Sunday, March 3, 2013

Donkey Kong 3: Pixels Are Graphics


Here's a not so amusing anecdote about Donkey Kong 3.

When I was a kid, probably about eight or nine years old, my mom took me and my brother to the video store where my love of the NES really began--we rented a movie or video game (usually a video game) from there almost every day. If I had back all the money we spent renting games I could probably be a majority shareholder at Nintendo today). One day, years after the early era of the NES's "black box" games, I happened upon the box for Donkey Kong 3.

Maybe you should cover up, Donkey Kong

You know the one. Even though I was at the point in my childhood where these old games were considered "mondo lame" or whatever I said as a kid, I was really stricken by the DK3's design sense; with its large, chunky pixels that more than anything say "this is a Video Game" to me.

I wanted to impress my brother, who at this point was 3 years older than me (in fact he's still 3 years older than me) with a new video game word I had learned: "graphics". I thought the term was used for things that were very low-res and blocky, not realizing that, well...everything you see in a video game is graphics.
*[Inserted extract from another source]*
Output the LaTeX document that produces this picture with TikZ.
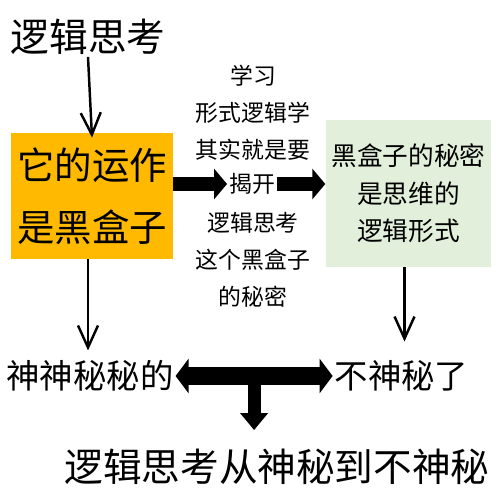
\documentclass[tikz,border=0pt]{standalone}
\usepackage{fontspec}
\setmainfont{Noto Sans CJK SC}
\usepackage{tikz}
\usetikzlibrary{arrows.meta,positioning,calc}
\usepackage{xcolor}

\definecolor{boxorange}{HTML}{FFBA00}
\definecolor{boxgreen}{HTML}{E2EFDA}

\tikzset{
    bigtext/.style={font=\fontsize{22pt}{26pt}\selectfont, inner sep=1pt},
    sidetext/.style={font=\fontsize{19pt}{23pt}\selectfont, inner sep=1pt},
    midtext/.style={font=\fontsize{13pt}{21pt}\selectfont, align=center, inner sep=1pt},
    thinarrow/.style={line width=1.4pt, -{Straight Barb[length=0.44cm, width=0.4cm]}},
    blockarrow/.style={line width=0.29cm, -{Triangle[length=0.26cm, width=0.6cm]}},
}

\begin{document}
\begin{tikzpicture}
    \useasboundingbox (0,0) rectangle (10,-10);

    % Title at top left
    \node[bigtext] (title) at (1.76,-0.74) {逻辑思考};

    % Black box (orange)
    \node[fill=boxorange, minimum width=3.2cm, minimum height=2.52cm, align=center,
          font=\fontsize{21.3pt}{35pt}\selectfont] (box) at (1.84,-3.92) {它的运作\\是黑盒子};

    % Secret of the box (green)
    \node[fill=boxgreen, minimum width=3.26cm, minimum height=2.94cm, align=center,
          font=\fontsize{14.6pt}{21.3pt}\selectfont] (secret) at (8.17,-3.87) {黑盒子的秘密\\是思维的\\逻辑形式};

    % Middle text column
    \node[midtext] (up) at (5.06,-2.25) {学习\\形式逻辑学\\其实就是要};
    \node[midtext] (kai) at (5.04,-3.68) {揭开};
    \node[midtext] (low) at (5.06,-5.2) {逻辑思考\\这个黑盒子\\的秘密};

    % Block arrows through the middle
    \draw[blockarrow] (box.east |- kai) -- (kai.west);
    \draw[blockarrow] (kai.east) -- (secret.west |- kai);

    % Two outcomes
    \node[sidetext] (mystic) at (1.8,-7.52) {神神秘秘的};
    \node[sidetext] (clear) at (8.03,-7.52) {不神秘了};

    % Thin arrows
    \draw[thinarrow] (title.south) -- ([yshift=-0.1cm]box.north);
    \draw[thinarrow] ([xshift=-0.08cm]box.south) -- ([xshift=-0.08cm,yshift=0.16cm]box.south |- mystic.north);
    \draw[thinarrow] ([xshift=-0.08cm]secret.south) -- ([xshift=-0.08cm,yshift=0.34cm]secret.south |- clear.north);

    % Double arrow and the T down to the summary
    \draw[line width=0.36cm, {Triangle[length=0.26cm, width=0.68cm]}-{Triangle[length=0.26cm, width=0.68cm]}]
        (mystic.east) -- (clear.west);
    \coordinate (tee) at ($(mystic.east)!0.5!(clear.west)$);

    \node[bigtext] (summary) at (5.54,-9.34) {逻辑思考从神秘到不神秘};
    \draw[line width=0.26cm, -{Triangle[length=0.34cm, width=0.54cm]}, shorten >=0.34cm]
        (tee) -- (tee |- summary.north);
\end{tikzpicture}
\end{document}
So I grabbed the box to show to my brother, exclaiming "Look, this one has GRAPHICS"

My brother's response to my dumb statement was so venemous I was traumatized for the rest of the day: "ALL games have graphics, stupid."

I felt like an asshole. And that's the most memorable thing about Donkey Kong 3 for me.

(Sorry about the disgusting cartridge, I've got a lot of games that still need cleaning)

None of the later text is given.